### WHAT IS ASKED
Word for word, quote all of the material, omitting the pictures.

### DATA PROVIDED
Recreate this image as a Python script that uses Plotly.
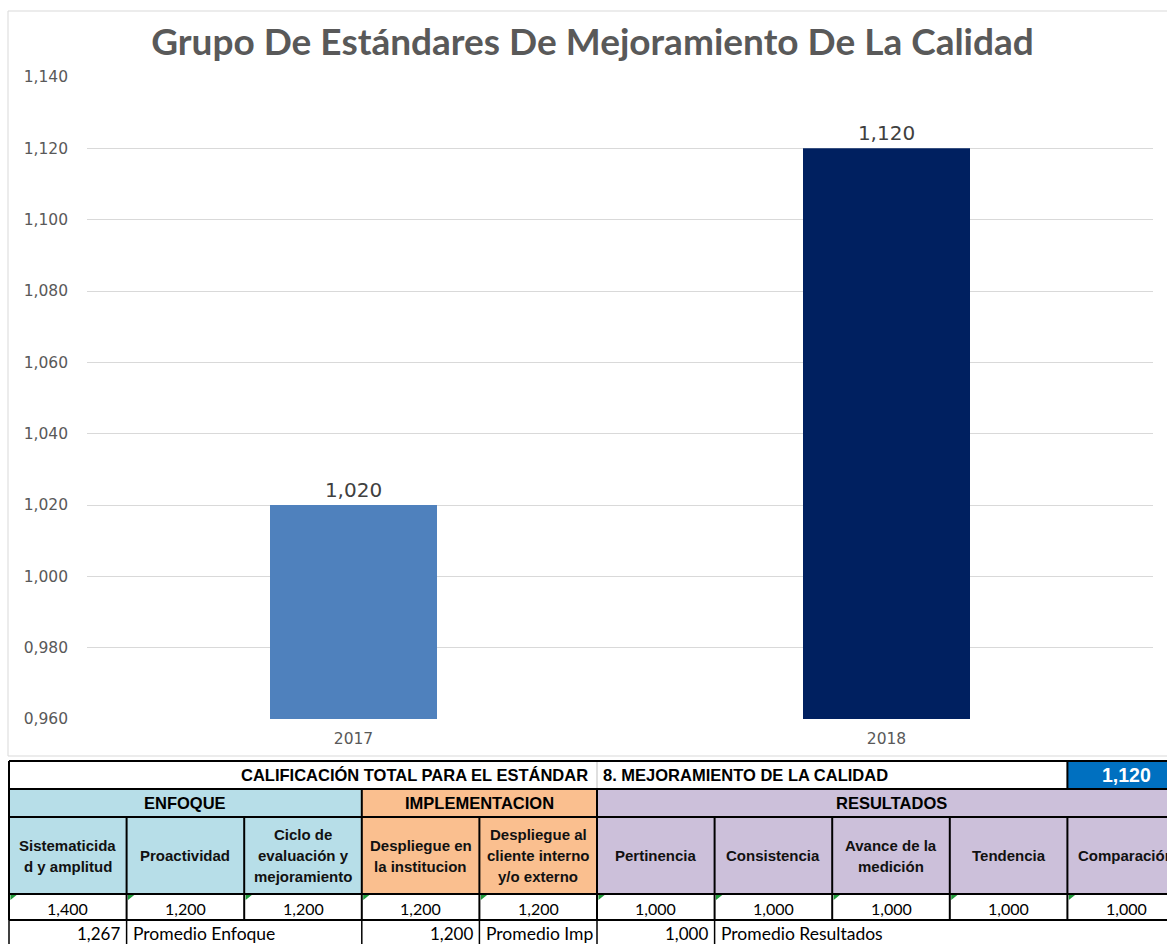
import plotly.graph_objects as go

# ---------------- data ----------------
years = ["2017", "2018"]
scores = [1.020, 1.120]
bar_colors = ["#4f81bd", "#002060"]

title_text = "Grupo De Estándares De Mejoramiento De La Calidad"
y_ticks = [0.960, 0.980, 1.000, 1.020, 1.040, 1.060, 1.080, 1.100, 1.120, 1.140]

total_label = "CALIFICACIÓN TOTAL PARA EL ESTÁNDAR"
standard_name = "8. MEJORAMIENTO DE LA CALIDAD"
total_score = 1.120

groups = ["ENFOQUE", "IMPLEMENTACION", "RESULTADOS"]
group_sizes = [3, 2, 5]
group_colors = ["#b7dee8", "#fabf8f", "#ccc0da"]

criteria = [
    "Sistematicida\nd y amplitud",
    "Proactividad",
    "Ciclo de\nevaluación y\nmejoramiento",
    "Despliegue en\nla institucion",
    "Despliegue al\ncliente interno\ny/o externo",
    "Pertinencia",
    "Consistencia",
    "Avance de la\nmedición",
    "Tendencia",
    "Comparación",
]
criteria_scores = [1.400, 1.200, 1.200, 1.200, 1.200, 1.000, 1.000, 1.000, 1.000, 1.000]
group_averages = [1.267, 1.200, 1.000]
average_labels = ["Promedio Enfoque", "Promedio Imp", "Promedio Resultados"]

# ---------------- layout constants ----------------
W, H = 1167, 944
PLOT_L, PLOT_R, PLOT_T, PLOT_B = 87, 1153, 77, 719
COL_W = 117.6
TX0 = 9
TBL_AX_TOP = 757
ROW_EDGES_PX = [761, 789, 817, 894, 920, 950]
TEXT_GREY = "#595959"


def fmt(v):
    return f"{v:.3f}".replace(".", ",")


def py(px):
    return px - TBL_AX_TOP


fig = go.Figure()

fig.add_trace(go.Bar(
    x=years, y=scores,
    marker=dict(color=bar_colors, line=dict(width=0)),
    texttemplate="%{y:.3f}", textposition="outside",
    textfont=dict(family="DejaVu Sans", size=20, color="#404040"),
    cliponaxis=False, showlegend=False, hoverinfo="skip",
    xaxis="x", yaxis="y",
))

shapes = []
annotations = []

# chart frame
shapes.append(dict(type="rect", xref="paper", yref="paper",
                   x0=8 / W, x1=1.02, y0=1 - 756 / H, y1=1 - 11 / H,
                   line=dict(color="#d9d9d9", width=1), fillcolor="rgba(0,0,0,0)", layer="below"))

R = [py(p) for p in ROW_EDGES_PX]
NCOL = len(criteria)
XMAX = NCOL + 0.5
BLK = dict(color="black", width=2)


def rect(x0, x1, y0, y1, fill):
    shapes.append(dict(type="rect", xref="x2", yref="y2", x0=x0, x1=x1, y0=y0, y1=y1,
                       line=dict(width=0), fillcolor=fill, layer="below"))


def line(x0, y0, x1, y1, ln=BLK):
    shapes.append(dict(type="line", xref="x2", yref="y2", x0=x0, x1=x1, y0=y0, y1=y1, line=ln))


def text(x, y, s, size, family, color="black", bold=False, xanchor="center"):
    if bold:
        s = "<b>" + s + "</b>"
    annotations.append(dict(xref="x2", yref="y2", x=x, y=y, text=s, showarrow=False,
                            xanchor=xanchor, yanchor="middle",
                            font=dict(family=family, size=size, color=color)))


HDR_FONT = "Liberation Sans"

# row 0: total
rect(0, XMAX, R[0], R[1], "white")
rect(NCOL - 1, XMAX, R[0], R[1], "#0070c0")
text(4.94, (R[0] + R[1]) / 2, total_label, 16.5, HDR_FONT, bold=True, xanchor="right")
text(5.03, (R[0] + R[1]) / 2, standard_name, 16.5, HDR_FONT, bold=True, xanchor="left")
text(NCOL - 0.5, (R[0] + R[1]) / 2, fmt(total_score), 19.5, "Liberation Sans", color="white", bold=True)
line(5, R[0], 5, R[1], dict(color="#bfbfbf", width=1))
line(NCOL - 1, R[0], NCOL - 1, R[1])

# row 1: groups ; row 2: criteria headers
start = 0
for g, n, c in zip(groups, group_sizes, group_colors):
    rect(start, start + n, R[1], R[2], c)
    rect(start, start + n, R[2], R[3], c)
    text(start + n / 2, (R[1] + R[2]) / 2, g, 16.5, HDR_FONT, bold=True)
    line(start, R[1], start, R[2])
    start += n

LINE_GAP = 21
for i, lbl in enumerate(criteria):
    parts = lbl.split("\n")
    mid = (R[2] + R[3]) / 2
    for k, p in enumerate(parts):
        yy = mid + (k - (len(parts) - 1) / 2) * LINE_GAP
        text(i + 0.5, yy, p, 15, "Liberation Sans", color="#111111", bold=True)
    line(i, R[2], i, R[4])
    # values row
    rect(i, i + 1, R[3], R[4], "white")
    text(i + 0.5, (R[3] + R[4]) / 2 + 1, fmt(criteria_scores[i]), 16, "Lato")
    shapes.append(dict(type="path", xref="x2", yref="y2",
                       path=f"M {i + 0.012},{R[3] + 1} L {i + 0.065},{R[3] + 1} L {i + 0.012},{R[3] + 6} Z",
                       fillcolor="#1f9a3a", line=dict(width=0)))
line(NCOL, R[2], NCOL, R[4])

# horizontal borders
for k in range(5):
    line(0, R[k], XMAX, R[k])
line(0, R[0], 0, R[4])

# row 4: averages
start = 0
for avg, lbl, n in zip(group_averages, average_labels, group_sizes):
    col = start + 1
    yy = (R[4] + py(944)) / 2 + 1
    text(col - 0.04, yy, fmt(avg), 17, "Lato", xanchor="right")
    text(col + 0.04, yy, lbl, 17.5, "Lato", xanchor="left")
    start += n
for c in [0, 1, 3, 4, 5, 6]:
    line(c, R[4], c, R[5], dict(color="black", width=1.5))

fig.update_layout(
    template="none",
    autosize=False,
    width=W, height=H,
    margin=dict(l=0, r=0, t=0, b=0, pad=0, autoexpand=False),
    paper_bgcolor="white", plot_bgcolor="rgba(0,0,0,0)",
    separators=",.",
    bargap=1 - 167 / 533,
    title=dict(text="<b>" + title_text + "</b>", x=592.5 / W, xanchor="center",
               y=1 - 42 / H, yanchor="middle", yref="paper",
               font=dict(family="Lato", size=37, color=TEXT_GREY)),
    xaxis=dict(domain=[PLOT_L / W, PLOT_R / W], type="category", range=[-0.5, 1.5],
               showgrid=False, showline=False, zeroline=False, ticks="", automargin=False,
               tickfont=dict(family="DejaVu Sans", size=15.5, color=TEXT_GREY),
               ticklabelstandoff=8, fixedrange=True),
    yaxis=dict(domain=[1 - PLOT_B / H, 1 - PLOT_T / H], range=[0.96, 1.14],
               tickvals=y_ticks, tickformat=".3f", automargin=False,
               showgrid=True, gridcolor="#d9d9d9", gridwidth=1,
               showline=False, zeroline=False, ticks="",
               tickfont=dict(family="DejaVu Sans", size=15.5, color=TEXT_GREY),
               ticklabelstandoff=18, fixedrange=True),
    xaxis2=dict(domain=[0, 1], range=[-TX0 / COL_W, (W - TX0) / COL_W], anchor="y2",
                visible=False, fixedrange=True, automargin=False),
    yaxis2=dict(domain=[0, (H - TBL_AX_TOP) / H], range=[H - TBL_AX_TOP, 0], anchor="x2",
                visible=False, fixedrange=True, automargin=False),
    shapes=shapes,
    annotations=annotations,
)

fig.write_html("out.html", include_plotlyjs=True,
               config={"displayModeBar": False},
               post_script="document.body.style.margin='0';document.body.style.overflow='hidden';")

### SOLUTION
Recreate this image as a Python script that uses Plotly.
import plotly.graph_objects as go

# ---------------- data ----------------
years = ["2017", "2018"]
scores = [1.020, 1.120]
bar_colors = ["#4f81bd", "#002060"]

title_text = "Grupo De Estándares De Mejoramiento De La Calidad"
y_ticks = [0.960, 0.980, 1.000, 1.020, 1.040, 1.060, 1.080, 1.100, 1.120, 1.140]

total_label = "CALIFICACIÓN TOTAL PARA EL ESTÁNDAR"
standard_name = "8. MEJORAMIENTO DE LA CALIDAD"
total_score = 1.120

groups = ["ENFOQUE", "IMPLEMENTACION", "RESULTADOS"]
group_sizes = [3, 2, 5]
group_colors = ["#b7dee8", "#fabf8f", "#ccc0da"]

criteria = [
    "Sistematicida\nd y amplitud",
    "Proactividad",
    "Ciclo de\nevaluación y\nmejoramiento",
    "Despliegue en\nla institucion",
    "Despliegue al\ncliente interno\ny/o externo",
    "Pertinencia",
    "Consistencia",
    "Avance de la\nmedición",
    "Tendencia",
    "Comparación",
]
criteria_scores = [1.400, 1.200, 1.200, 1.200, 1.200, 1.000, 1.000, 1.000, 1.000, 1.000]
group_averages = [1.267, 1.200, 1.000]
average_labels = ["Promedio Enfoque", "Promedio Imp", "Promedio Resultados"]

# ---------------- layout constants ----------------
W, H = 1167, 944
PLOT_L, PLOT_R, PLOT_T, PLOT_B = 87, 1153, 77, 719
COL_W = 117.6
TX0 = 9
TBL_AX_TOP = 757
ROW_EDGES_PX = [761, 789, 817, 894, 920, 950]
TEXT_GREY = "#595959"


def fmt(v):
    return f"{v:.3f}".replace(".", ",")


def py(px):
    return px - TBL_AX_TOP


fig = go.Figure()

fig.add_trace(go.Bar(
    x=years, y=scores,
    marker=dict(color=bar_colors, line=dict(width=0)),
    texttemplate="%{y:.3f}", textposition="outside",
    textfont=dict(family="DejaVu Sans", size=20, color="#404040"),
    cliponaxis=False, showlegend=False, hoverinfo="skip",
    xaxis="x", yaxis="y",
))

shapes = []
annotations = []

# chart frame
shapes.append(dict(type="rect", xref="paper", yref="paper",
                   x0=8 / W, x1=1.02, y0=1 - 756 / H, y1=1 - 11 / H,
                   line=dict(color="#d9d9d9", width=1), fillcolor="rgba(0,0,0,0)", layer="below"))

R = [py(p) for p in ROW_EDGES_PX]
NCOL = len(criteria)
XMAX = NCOL + 0.5
BLK = dict(color="black", width=2)


def rect(x0, x1, y0, y1, fill):
    shapes.append(dict(type="rect", xref="x2", yref="y2", x0=x0, x1=x1, y0=y0, y1=y1,
                       line=dict(width=0), fillcolor=fill, layer="below"))


def line(x0, y0, x1, y1, ln=BLK):
    shapes.append(dict(type="line", xref="x2", yref="y2", x0=x0, x1=x1, y0=y0, y1=y1, line=ln))


def text(x, y, s, size, family, color="black", bold=False, xanchor="center"):
    if bold:
        s = "<b>" + s + "</b>"
    annotations.append(dict(xref="x2", yref="y2", x=x, y=y, text=s, showarrow=False,
                            xanchor=xanchor, yanchor="middle",
                            font=dict(family=family, size=size, color=color)))


HDR_FONT = "Liberation Sans"

# row 0: total
rect(0, XMAX, R[0], R[1], "white")
rect(NCOL - 1, XMAX, R[0], R[1], "#0070c0")
text(4.94, (R[0] + R[1]) / 2, total_label, 16.5, HDR_FONT, bold=True, xanchor="right")
text(5.03, (R[0] + R[1]) / 2, standard_name, 16.5, HDR_FONT, bold=True, xanchor="left")
text(NCOL - 0.5, (R[0] + R[1]) / 2, fmt(total_score), 19.5, "Liberation Sans", color="white", bold=True)
line(5, R[0], 5, R[1], dict(color="#bfbfbf", width=1))
line(NCOL - 1, R[0], NCOL - 1, R[1])

# row 1: groups ; row 2: criteria headers
start = 0
for g, n, c in zip(groups, group_sizes, group_colors):
    rect(start, start + n, R[1], R[2], c)
    rect(start, start + n, R[2], R[3], c)
    text(start + n / 2, (R[1] + R[2]) / 2, g, 16.5, HDR_FONT, bold=True)
    line(start, R[1], start, R[2])
    start += n

LINE_GAP = 21
for i, lbl in enumerate(criteria):
    parts = lbl.split("\n")
    mid = (R[2] + R[3]) / 2
    for k, p in enumerate(parts):
        yy = mid + (k - (len(parts) - 1) / 2) * LINE_GAP
        text(i + 0.5, yy, p, 15, "Liberation Sans", color="#111111", bold=True)
    line(i, R[2], i, R[4])
    # values row
    rect(i, i + 1, R[3], R[4], "white")
    text(i + 0.5, (R[3] + R[4]) / 2 + 1, fmt(criteria_scores[i]), 16, "Lato")
    shapes.append(dict(type="path", xref="x2", yref="y2",
                       path=f"M {i + 0.012},{R[3] + 1} L {i + 0.065},{R[3] + 1} L {i + 0.012},{R[3] + 6} Z",
                       fillcolor="#1f9a3a", line=dict(width=0)))
line(NCOL, R[2], NCOL, R[4])

# horizontal borders
for k in range(5):
    line(0, R[k], XMAX, R[k])
line(0, R[0], 0, R[4])

# row 4: averages
start = 0
for avg, lbl, n in zip(group_averages, average_labels, group_sizes):
    col = start + 1
    yy = (R[4] + py(944)) / 2 + 1
    text(col - 0.04, yy, fmt(avg), 17, "Lato", xanchor="right")
    text(col + 0.04, yy, lbl, 17.5, "Lato", xanchor="left")
    start += n
for c in [0, 1, 3, 4, 5, 6]:
    line(c, R[4], c, R[5], dict(color="black", width=1.5))

fig.update_layout(
    template="none",
    autosize=False,
    width=W, height=H,
    margin=dict(l=0, r=0, t=0, b=0, pad=0, autoexpand=False),
    paper_bgcolor="white", plot_bgcolor="rgba(0,0,0,0)",
    separators=",.",
    bargap=1 - 167 / 533,
    title=dict(text="<b>" + title_text + "</b>", x=592.5 / W, xanchor="center",
               y=1 - 42 / H, yanchor="middle", yref="paper",
               font=dict(family="Lato", size=37, color=TEXT_GREY)),
    xaxis=dict(domain=[PLOT_L / W, PLOT_R / W], type="category", range=[-0.5, 1.5],
               showgrid=False, showline=False, zeroline=False, ticks="", automargin=False,
               tickfont=dict(family="DejaVu Sans", size=15.5, color=TEXT_GREY),
               ticklabelstandoff=8, fixedrange=True),
    yaxis=dict(domain=[1 - PLOT_B / H, 1 - PLOT_T / H], range=[0.96, 1.14],
               tickvals=y_ticks, tickformat=".3f", automargin=False,
               showgrid=True, gridcolor="#d9d9d9", gridwidth=1,
               showline=False, zeroline=False, ticks="",
               tickfont=dict(family="DejaVu Sans", size=15.5, color=TEXT_GREY),
               ticklabelstandoff=18, fixedrange=True),
    xaxis2=dict(domain=[0, 1], range=[-TX0 / COL_W, (W - TX0) / COL_W], anchor="y2",
                visible=False, fixedrange=True, automargin=False),
    yaxis2=dict(domain=[0, (H - TBL_AX_TOP) / H], range=[H - TBL_AX_TOP, 0], anchor="x2",
                visible=False, fixedrange=True, automargin=False),
    shapes=shapes,
    annotations=annotations,
)

fig.write_html("out.html", include_plotlyjs=True,
               config={"displayModeBar": False},
               post_script="document.body.style.margin='0';document.body.style.overflow='hidden';")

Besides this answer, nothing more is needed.